La "Récupération" de la Volonté et de l'Amour dans la Somme Théologique
Dans la Somme Théologique (notamment I-II, Question 3, Article 4, et Question 4, Articles 1-4), Saint Thomas clarifie le rôle de la volonté en distinguant ses fonctions par rapport à la béatitude :
1. La Volonté comme Condition Préalable : La Rectitude
Pour Thomas, l'acte principal de la béatitude est la vision de Dieu, mais cette vision ne peut être atteinte que si l'âme est en état de grâce, c'est-à-dire si elle possède la rectitude de la volonté (rectitudo voluntatis).
- Rôle de l'Amour avant la Vision : C'est la Charité (l'amour surnaturel de Dieu) qui est l'acte principal de la volonté droite. Sans la Charité, l'homme ne peut mériter ni désirer effectivement la béatitude. La Charité purifie et ordonne l'âme.
- ST, I-II, Q. 4, a. 4 : Thomas demande si la rectitude de la volonté est nécessaire pour la béatitude.
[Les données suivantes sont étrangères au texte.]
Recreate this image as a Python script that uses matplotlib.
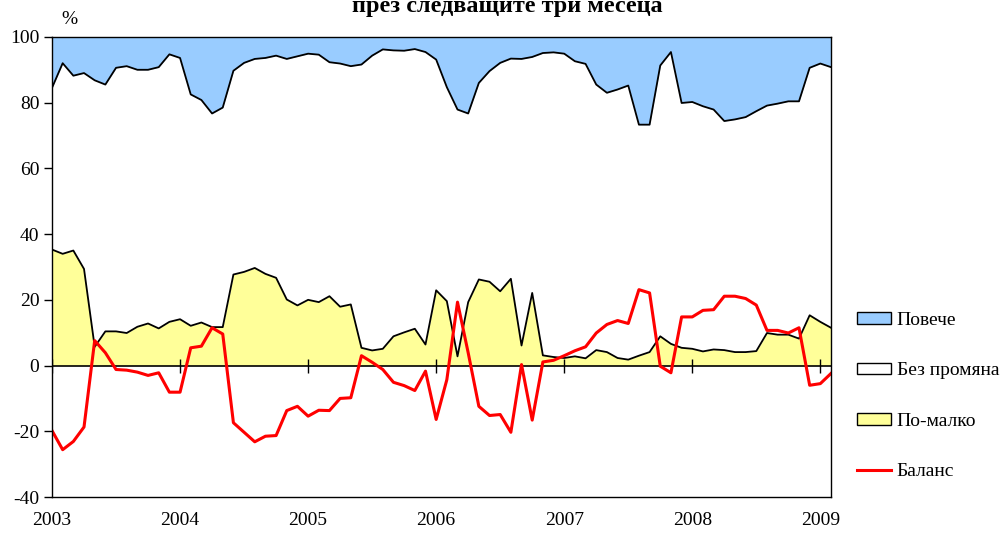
import matplotlib
matplotlib.use("Agg")
import matplotlib.pyplot as plt
from matplotlib.patches import Patch
from matplotlib.lines import Line2D
import numpy as np

plt.rcParams['font.family'] = ['Liberation Serif', 'DejaVu Serif']
plt.rcParams['axes.unicode_minus'] = False

# Monthly data, Jan 2003 .. Feb 2009
upper = [84.5, 92.0, 88.2, 89.0, 86.8, 85.5, 90.6, 91.1, 90.0, 90.0,
         90.8, 94.7, 93.6, 82.5, 80.8, 76.7, 78.5, 89.7, 92.1, 93.3,
         93.6, 94.3, 93.3, 94.1, 94.9, 94.6, 92.3, 91.9, 91.1, 91.6,
         94.3, 96.2, 95.9, 95.8, 96.3, 95.4, 93.1, 84.7, 77.9, 76.7,
         86.0, 89.6, 92.1, 93.4, 93.3, 93.9, 95.1, 95.3, 94.9, 92.6,
         91.8, 85.5, 83.0, 84.0, 85.2, 73.3, 73.3, 91.3, 95.4, 79.9,
         80.2, 78.9, 77.9, 74.4, 74.9, 75.6, 77.4, 79.1, 79.7, 80.4,
         80.4, 90.6, 91.9, 90.8]          # top of "Без промяна" (100 - Повече)
less = [35.3, 34.0, 35.0, 29.4, 5.7, 10.4, 10.4, 9.9, 11.8, 12.8,
        11.3, 13.3, 14.1, 12.1, 13.1, 11.7, 11.7, 27.7, 28.5, 29.7,
        27.9, 26.7, 20.1, 18.3, 20.0, 19.3, 21.1, 17.9, 18.6, 5.4,
        4.6, 5.1, 8.9, 10.1, 11.2, 6.4, 22.9, 19.6, 2.8, 19.3,
        26.2, 25.5, 22.6, 26.4, 6.1, 22.1, 3.1, 2.6, 2.3, 2.8,
        2.2, 4.7, 4.1, 2.3, 1.8, 3.0, 4.1, 8.9, 6.6, 5.4,
        5.1, 4.3, 4.9, 4.7, 4.1, 4.1, 4.4, 9.9, 9.4, 9.4,
        8.2, 15.3, 13.3, 11.5]             # "По-малко"
balance = [-19.8, -25.6, -23.1, -18.7, 7.6, 3.9, -1.2, -1.4, -2.0, -3.0,
           -2.2, -8.1, -8.1, 5.4, 5.9, 11.5, 9.6, -17.4, -20.3, -23.2,
           -21.5, -21.3, -13.7, -12.4, -15.4, -13.6, -13.7, -10.0, -9.8, 3.0,
           1.0, -1.2, -5.1, -6.1, -7.6, -1.7, -16.4, -4.3, 19.3, 3.9,
           -12.4, -15.2, -14.9, -20.3, 0.3, -16.6, 1.1, 1.6, 3.0, 4.5,
           5.7, 9.9, 12.5, 13.7, 12.8, 23.1, 22.1, -0.2, -2.2, 14.8,
           14.8, 16.8, 17.0, 21.1, 21.1, 20.4, 18.4, 10.7, 10.7, 9.9,
           11.5, -6.0, -5.5, -2.4]
year_labels = ['2003', '2004', '2005', '2006', '2007', '2008', '2009']
legend_labels = ['Повече', 'Без промяна', 'По-малко', 'Баланс']
title = 'през следващите три месеца'

months = np.arange(len(upper))
year_ticks = np.arange(len(year_labels)) * 12

fig = plt.figure(figsize=(10, 5.35), dpi=100)
ax = fig.add_axes([0.052, 0.071, 0.779, 0.860])

ax.fill_between(months, 0, less, color='#FFFF99', lw=0)
ax.fill_between(months, less, upper, color='white', lw=0)
ax.fill_between(months, upper, 100, color='#99CCFF', lw=0)
ax.plot(months, less, color='black', lw=1.3)
ax.plot(months, upper, color='black', lw=1.3)
ax.axhline(0, color='black', lw=1.2)
ax.plot(year_ticks, np.zeros(len(year_ticks)), ls='none', marker='|',
        ms=10, mew=1.0, color='black')
ax.plot(months, balance, color='#FF0000', lw=2.2)

ax.set_xlim(0, len(upper) - 1)
ax.set_ylim(-40, 100)
ax.set_yticks(range(-40, 101, 20))
ax.set_xticks(year_ticks)
ax.set_xticklabels(year_labels)
ax.tick_params(axis='x', length=0, pad=11, labelsize=14)
ax.tick_params(axis='y', direction='out', length=6, width=1, labelsize=14, pad=3)
for s in ax.spines.values():
    s.set_linewidth(1.0)

fig.text(0.507, 1 - 12 / 535, title, ha='center', va='baseline',
         fontsize=17.5, fontweight='bold')
fig.text(0.069, 1 - 19 / 535, '%', ha='center', va='center', fontsize=14)

handles = [Patch(fc='#99CCFF', ec='black', lw=1),
           Patch(fc='white', ec='black', lw=1),
           Patch(fc='#FFFF99', ec='black', lw=1),
           Line2D([], [], color='#FF0000', lw=2.2)]
fig.legend(handles, legend_labels, loc='upper left',
           bbox_to_anchor=(857 / 1000, 1 - 312 / 535), frameon=False,
           fontsize=14, handlelength=1.75, handleheight=0.55,
           handletextpad=0.3, labelspacing=1.72, borderaxespad=0,
           borderpad=0)

fig.savefig('out.png', dpi=100)
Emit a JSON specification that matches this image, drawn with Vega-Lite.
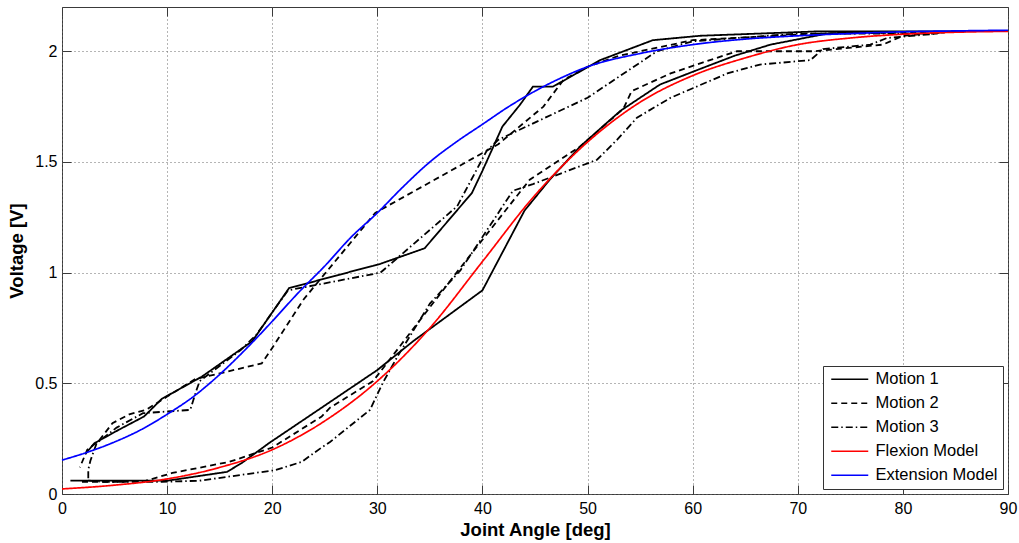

Il répond qu'elle est nécessaire non comme une partie essentielle de l'acte (qui est l'intellect), mais comme une condition indispensable (conditio sine qua non) pour y parvenir.
2. La Volonté comme Conséquence Parfaite : La Jouissance
Une fois que l'intellect voit Dieu, la volonté entre en jeu pour consommer le bonheur, non plus dans l'acte de désirer (qui impliquerait un manque, exclu par CG III, 26, 5), mais dans l'acte de jouir ou de se délecter (fruitio ou gaudium).
- La Délectation (Plaisir) : Le plaisir ou la joie n'est pas l'essence de la béatitude, mais son accident propre et consécutif (ST, I-II, Q. 3, a. 4). Il est impossible de voir le Bien Infini (Dieu) sans que la volonté y adhère parfaitement par la joie et l'amour.
- L'Union Parfaite : Dans la béatitude, l'acte de l'intellect qui voit Dieu engendre simultanément et nécessairement l'acte de la volonté qui aime et jouit de ce qu'elle voit. La vision est l'acte par lequel nous possédons Dieu, et la joie est le repos parfait de la volonté dans cette possession.
En conclusion, en passant de la Contra Gentiles à la Somme Théologique, Thomas ne contredit pas son « intellectualisme » de base (l'essence du bonheur est la connaissance), mais il l'enrichit profondément par une perspective chrétienne qui met en lumière la Charité comme moyen nécessaire pour atteindre Dieu et la Joie comme la perfection consécutive de la volonté dans l'éternité. L'amour est ainsi récupéré et joue un rôle complet et irremplaçable dans le chemin et l'achèvement du salut.